I kissed Leia Ewok Village goodbye (I was swaying somewhat according to independent observers) and hot pirate-booted it to Subway where I purchased some roll-related item for MW#2 after deciding that it might not be the best thing to go for the meatball sub I had previously been hoop-la-ing about. Back to his, almost fell over taking the boots off, TNA PPV on the tv, me not paying a hell of a lot of attention. I get woken up by a gentle poke (yeah, not like that) “Want to go to bed?” to which I reply “No, I think I want to go puke…” and hot-barefoot it to the toilet where I spent a good deal of time throwing up in the sink. Felt so. bad. Eventually MW#2 made a suggestion that I perhaps sleep on the floor, so I spent a nice night on the bathroom floor, waking up every so often to puke my guts out. I did have a blanket- That MW#2- such the gentleman. Even though it was he that made me so very ill. Yeah, I have no free will, that’s right.

Next morning i’m now on the sofa. I phone work and say I shan’t be gracing them today (so ill) and MW#2 comes in (man fur ahoy) with a cheery: “How are we feeling today?” “So fucking bad…” He then starts to scratch my head, which I object to with a “Stop it, i’m not a child!” He scratches more with a “Aww, look at her little fuzzy head, she is so sick-ly.” Grrr. Then I hear him telling his housemate how he fed me a Flaming Lambo and that he’s never seen anyone react as I did, and how i’ve been puking all night. His housemate then comes down to take a look at me, for entertainment purposes, and then his girlfriend comes to take a look at the freak show on the sofa. Hello? Not an exhibit.

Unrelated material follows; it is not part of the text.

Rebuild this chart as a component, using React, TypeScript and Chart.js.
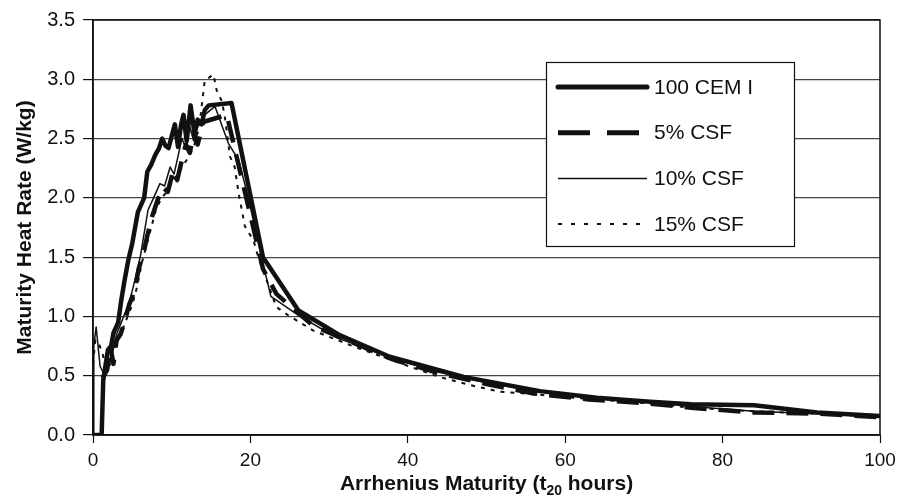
import React, { useEffect, useRef } from "react";
import { Chart, registerables } from "chart.js";

Chart.register(...registerables);

const FONT = "'Liberation Sans', Arial, Helvetica, sans-serif";

const seriesNames = ["100 CEM I", "5% CSF", "10% CSF", "15% CSF"];
const xTickValues = [0, 20, 40, 60, 80, 100];
const yTickValues = [0, 0.5, 1.0, 1.5, 2.0, 2.5, 3.0, 3.5];
const yAxisTitle = "Maturity Heat Rate (W/kg)";
const xAxisTitleParts = ["Arrhenius Maturity (t", "20", " hours)"];

// 100 CEM I
const cemX = [0, 1.1, 1.3, 1.9, 2.3, 2.6, 3.2, 3.6, 4.0, 4.5, 5.0, 5.7, 6.5, 6.9, 7.4, 7.9, 8.4, 8.8, 9.2, 9.6, 10.0, 10.4, 10.8, 11.2, 11.5, 11.9, 12.4, 12.9, 13.3, 13.8, 14.2, 14.7, 17.6, 21.6, 26.1, 31.4, 37.7, 47.1, 56.8, 64, 70.8, 76, 84, 92, 100];
const cemY = [0, 0, 0.46, 0.72, 0.75, 0.86, 0.95, 1.14, 1.3, 1.48, 1.62, 1.88, 2.0, 2.22, 2.28, 2.36, 2.42, 2.5, 2.44, 2.42, 2.52, 2.62, 2.43, 2.62, 2.7, 2.48, 2.78, 2.54, 2.66, 2.62, 2.74, 2.78, 2.8, 1.5, 1.05, 0.84, 0.66, 0.49, 0.37, 0.315, 0.28, 0.26, 0.25, 0.19, 0.16];

// 5% CSF
const csf5X = [1.2, 1.8, 2.2, 2.6, 3.0, 3.5, 4.0, 4.6, 5.3, 5.8, 6.4, 6.9, 7.5, 8.2, 8.9, 9.5, 10.2, 10.7, 11.3, 11.8, 12.3, 12.8, 13.3, 14.0, 17.0, 21.6, 23.3, 28, 33, 38, 44, 50, 56, 63, 70, 76, 84, 92, 100];
const csf5Y = [0.48, 0.55, 0.75, 0.6, 0.8, 0.85, 0.95, 1.1, 1.22, 1.4, 1.53, 1.68, 1.84, 1.98, 2.09, 2.05, 2.23, 2.15, 2.32, 2.45, 2.38, 2.55, 2.45, 2.64, 2.7, 1.4, 1.19, 0.92, 0.78, 0.64, 0.52, 0.43, 0.35, 0.3, 0.27, 0.23, 0.19, 0.18, 0.15];

// 10% CSF
const csf10X = [0, 0.1, 0.4, 0.9, 1.5, 2.0, 2.5, 3.0, 3.6, 4.2, 4.7, 5.3, 6.0, 6.5, 7.0, 7.7, 8.5, 9.1, 9.8, 10.3, 10.8, 11.3, 11.8, 12.3, 12.8, 13.4, 14.2, 15.1, 15.5, 17.2, 18.5, 19.7, 21.4, 22.6, 26.3, 31, 38, 44, 50, 56, 64, 70, 76, 84, 92, 100];
const csf10Y = [0, 0.75, 0.91, 0.58, 0.5, 0.58, 0.7, 0.85, 0.95, 1.05, 1.14, 1.3, 1.5, 1.7, 1.9, 2.0, 2.12, 2.1, 2.26, 2.2, 2.35, 2.5, 2.42, 2.6, 2.48, 2.62, 2.7, 2.75, 2.77, 2.46, 2.32, 2.01, 1.5, 1.17, 1.0, 0.82, 0.65, 0.53, 0.44, 0.37, 0.31, 0.28, 0.24, 0.2, 0.18, 0.16];

// 15% CSF
const csf15X = [0, 0.3, 0.7, 1.2, 1.7, 2.2, 2.7, 3.2, 3.8, 4.4, 5.0, 5.6, 6.2, 6.8, 7.4, 8.0, 8.7, 9.4, 10.1, 10.8, 11.5, 12.3, 12.9, 13.5, 14.0, 14.2, 15.3, 15.7, 16.4, 16.8, 17.4, 18.0, 18.5, 19.3, 20.4, 21.0, 23.3, 24.8, 28, 33, 38, 44, 48, 51.7, 55, 60, 64, 70, 76, 84, 92, 100];
const csf15Y = [0.6, 0.8, 0.78, 0.69, 0.55, 0.6, 0.72, 0.8, 0.9, 1.0, 1.1, 1.25, 1.45, 1.6, 1.75, 1.9, 2.0, 2.05, 2.15, 2.2, 2.28, 2.36, 2.45, 2.6, 2.88, 2.99, 3.04, 2.91, 2.81, 2.66, 2.35, 2.26, 2.04, 1.76, 1.64, 1.5, 1.08, 1.01, 0.88, 0.75, 0.63, 0.49, 0.42, 0.365, 0.35, 0.32, 0.3, 0.27, 0.23, 0.2, 0.18, 0.155];

const seriesX = [cemX, csf5X, csf10X, csf15X];
const seriesY = [cemY, csf5Y, csf10Y, csf15Y];

const seriesStyles = [
  { width: 4.5, dash: [] as number[], legendWidth: 5, legendDash: [] as number[], cap: "round" as CanvasLineCap },
  { width: 4.5, dash: [22, 12], legendWidth: 5, legendDash: [32, 17], cap: "butt" as CanvasLineCap },
  { width: 1.5, dash: [] as number[], legendWidth: 1.5, legendDash: [] as number[], cap: "butt" as CanvasLineCap },
  { width: 2, dash: [4, 6], legendWidth: 2, legendDash: [4, 9], cap: "butt" as CanvasLineCap },
];

const legendPlugin = {
  id: "boxLegend",
  afterDatasetsDraw(chart: any) {
    const { ctx } = chart;
    ctx.save();
    const bx = 546, by = 62, bw = 248, bh = 184;
    ctx.fillStyle = "#fff";
    ctx.fillRect(bx, by, bw, bh);
    ctx.strokeStyle = "#111";
    ctx.lineWidth = 1.2;
    ctx.strokeRect(bx + 0.5, by + 0.5, bw, bh);
    seriesNames.forEach((name, i) => {
      const y = 87 + i * 45.7;
      const s = seriesStyles[i];
      ctx.beginPath();
      ctx.setLineDash(s.legendDash);
      ctx.lineWidth = s.legendWidth;
      ctx.lineCap = s.cap;
      ctx.strokeStyle = "#111";
      ctx.moveTo(558, y);
      ctx.lineTo(647, y);
      ctx.stroke();
      ctx.setLineDash([]);
      ctx.fillStyle = "#111";
      ctx.font = `21px ${FONT}`;
      ctx.textBaseline = "middle";
      ctx.textAlign = "left";
      ctx.fillText(name, 654, y + 1);
    });
    ctx.restore();
  },
};

const framePlugin = {
  id: "frame",
  afterDraw(chart: any) {
    const { ctx, chartArea } = chart;
    ctx.save();
    ctx.strokeStyle = "#111";
    ctx.lineWidth = 1.5;
    ctx.strokeRect(chartArea.left, chartArea.top, chartArea.right - chartArea.left, chartArea.bottom - chartArea.top);
    // x axis title with subscript
    const cx = (chartArea.left + chartArea.right) / 2;
    ctx.fillStyle = "#111";
    ctx.textBaseline = "alphabetic";
    ctx.textAlign = "left";
    const mainFont = `bold 21px ${FONT}`;
    const subFont = `bold 14px ${FONT}`;
    ctx.font = mainFont;
    const w1 = ctx.measureText(xAxisTitleParts[0]).width;
    const w3 = ctx.measureText(xAxisTitleParts[2]).width;
    ctx.font = subFont;
    const w2 = ctx.measureText(xAxisTitleParts[1]).width;
    let x = cx - (w1 + w2 + w3) / 2;
    const base = chartArea.bottom + 55;
    ctx.font = mainFont;
    ctx.fillText(xAxisTitleParts[0], x, base);
    x += w1;
    ctx.font = subFont;
    ctx.fillText(xAxisTitleParts[1], x, base + 5);
    x += w2;
    ctx.font = mainFont;
    ctx.fillText(xAxisTitleParts[2], x, base);
    ctx.restore();
  },
};

export default function App() {
  const ref = useRef<HTMLCanvasElement | null>(null);
  useEffect(() => {
    if (!ref.current) return;
    const datasets = seriesNames.map((name, i) => ({
      label: name,
      data: seriesX[i].map((xv, j) => ({ x: xv, y: seriesY[i][j] })),
      borderColor: "#111",
      backgroundColor: "#111",
      borderWidth: seriesStyles[i].width,
      borderDash: seriesStyles[i].dash,
      borderJoinStyle: "round" as const,
      pointRadius: 0,
      tension: 0,
      fill: false,
      order: 4 - i,
    }));
    const chart = new Chart(ref.current, {
      type: "line",
      data: { datasets },
      options: {
        animation: false,
        responsive: false,
        devicePixelRatio: 1,
        layout: { padding: { top: 20, right: 27, left: 0, bottom: 0 } },
        plugins: { legend: { display: false }, tooltip: { enabled: false } },
        scales: {
          x: {
            type: "linear",
            min: 0,
            max: 100,
            afterBuildTicks: (s: any) => {
              s.ticks = xTickValues.map((v) => ({ value: v }));
            },
            afterFit: (s: any) => {
              s.height = 67;
            },
            ticks: {
              color: "#111",
              font: { family: FONT, size: 19 },
              padding: 6,
              maxRotation: 0,
              autoSkip: false,
            },
            grid: { drawOnChartArea: false, drawTicks: true, tickLength: 8, tickColor: "#111", tickWidth: 1.2 },
            border: { color: "#111", width: 1.5 },
          },
          y: {
            type: "linear",
            min: 0,
            max: 3.5,
            afterBuildTicks: (s: any) => {
              s.ticks = yTickValues.map((v) => ({ value: v }));
            },
            afterFit: (s: any) => {
              s.width = 93;
            },
            ticks: {
              color: "#111",
              font: { family: FONT, size: 20 },
              padding: 8,
              callback: (v: any) => Number(v).toFixed(1),
            },
            grid: { color: "#444", lineWidth: 1.2, tickLength: 10, tickColor: "#111", tickWidth: 1.2 },
            border: { color: "#111", width: 1.5 },
            title: {
              display: true,
              text: yAxisTitle,
              color: "#111",
              font: { family: FONT, size: 21, weight: "bold" },
              padding: { top: 13, bottom: 0 },
            },
          },
        },
      },
      plugins: [legendPlugin, framePlugin],
    });
    return () => chart.destroy();
  }, []);
  return (
    <div style={{ position: "absolute", left: 0, top: 0, width: 907, height: 502, background: "#fff" }}>
      <canvas ref={ref} width={907} height={502} style={{ width: 907, height: 502 }} />
    </div>
  );
}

Anyway, I extract myself from my sick(sofa)bed and have to leave as MW#2 is heading out to kick some american footballers or something to that effect. I hear the familiar noises of nylon against foam and velcro being strapped and MW#2 reappears looking bulky and red and yellow. I exit into blinding sunlight and gingerly wander off through town via a regular Sprite and a half-hour stop at a bus stop before a taxi and home to my nest. I did the clear fluids routine for the entire day but it took a while I can tell you for me to progress on to fish fingers.

I did come away with The Rise and Fall of ECW and Beyond the Mat. Now I have three wrestling dvds hoorah! Albeit temporarily.

So I once again had a great time courtesy of MW#2 (independent observers said I looked really happy) and if I can steer clear of certain drinks offers I think I’ll manage to keep myself together. God, I have never felt so ill. MW#2 is so very evil.

International Talk Like A Pirate Day is fast approaching and I’ve invited MW#2 aboard my good ship sailing around town… I think there may be upcoming reports of shenanegans in the vicinity. I shall have to think up a name for my ship. Hmmm.